Sorpresa
El ciego grita. La gente regaña. El ciego grita que ya no quiere más ser ciego. La gente lo reprende porque no hay manera de cambiar aquella situación. El ciego implora, intuye que para abrir los ojos debe iniciar a pedir piedad, la gente está convencida más que nunca que el ciego no puede que estar ciego y que tiene que dejar de molestar. El ciego implora, la gente deplora. El ciego percibe en Jesús el Señor de la vida que puede permitirle no ser más ciego, la gente lo amonesta convencida que no se pueda hacer otra cosa que volver a echar aquel ciego en la inevitabilidad de su condición. El ciego ve en Jesús que todo puede cambiar, la gente prefiere pensar que nada debe cambiar, porque sólo puede cambiar para peor. Es así que el hombre se ha acostumbrado a la ceguera intelectual y espiritual, a la miseria, a la falta de salud, a las contrariedades, a la infelicidad como si fueran su destino ineluctable, su cruz honorable, la voluntad divina santificante. La gente se ha acostumbrado a la condición del ciego, el ciego todavía no, Jesús nunca lo ha hecho, nunca lo hará.
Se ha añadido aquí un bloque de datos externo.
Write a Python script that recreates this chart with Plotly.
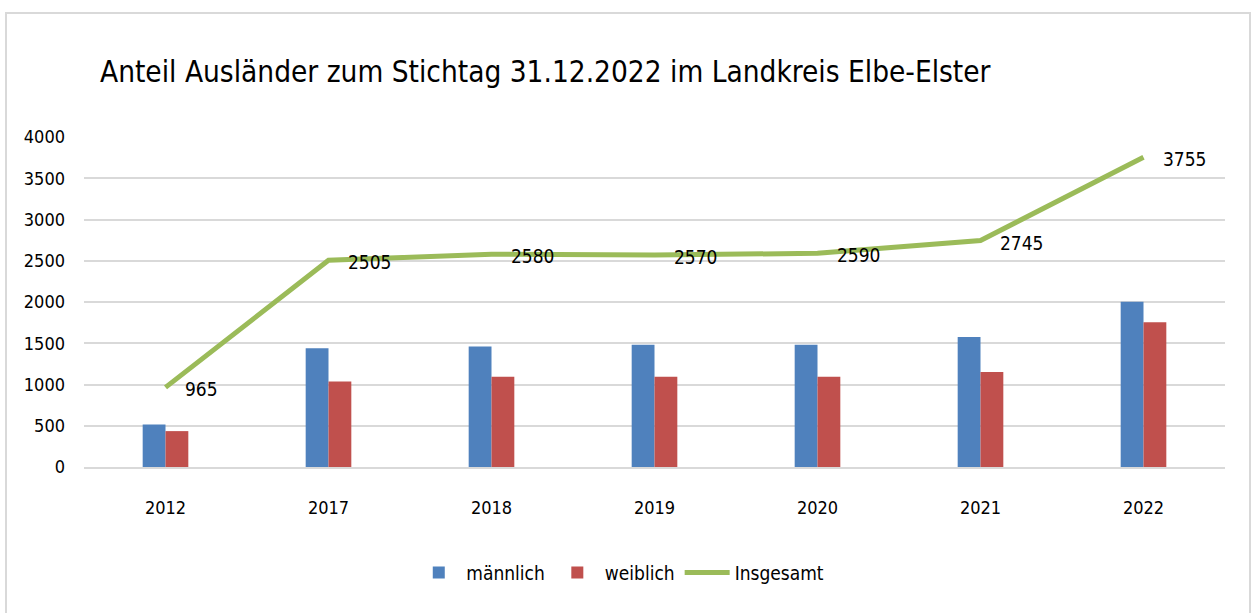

Todos, amigos y enemigos, se acostumbrarán a tu condición, incluso tu podrías hacerlo, pero Dios no, Dios no se acostumbrará nunca al hecho que tu no eres según la riqueza y el esplendor de tu ser divino. Puedes contar con esto y en esto Dios te sorprenderá siempre y para siempre. La verdadera sorpresa del ciego, al encontrar a Jesús, ha sido redescubrir a sí mismo y asombrarse al constatar como Jesús fuera totalmente de acuerdo, listo y puntual en secundar su deseo de ver. Cuando veremos a Dios la sorpresa más grande será que veremos a nosotros mismos como él nos había pensado y deseado.
El ciego grita, reconoce a su Señor e implora piedad, y Jesús transforma su deseo, nunca apagado, en luz e iluminación, así que aquel pobre ciego reconozca a sí mismo. Todos los demás que amonestaban se han quedado ciegos, oscuros, estúpidos y sin voz.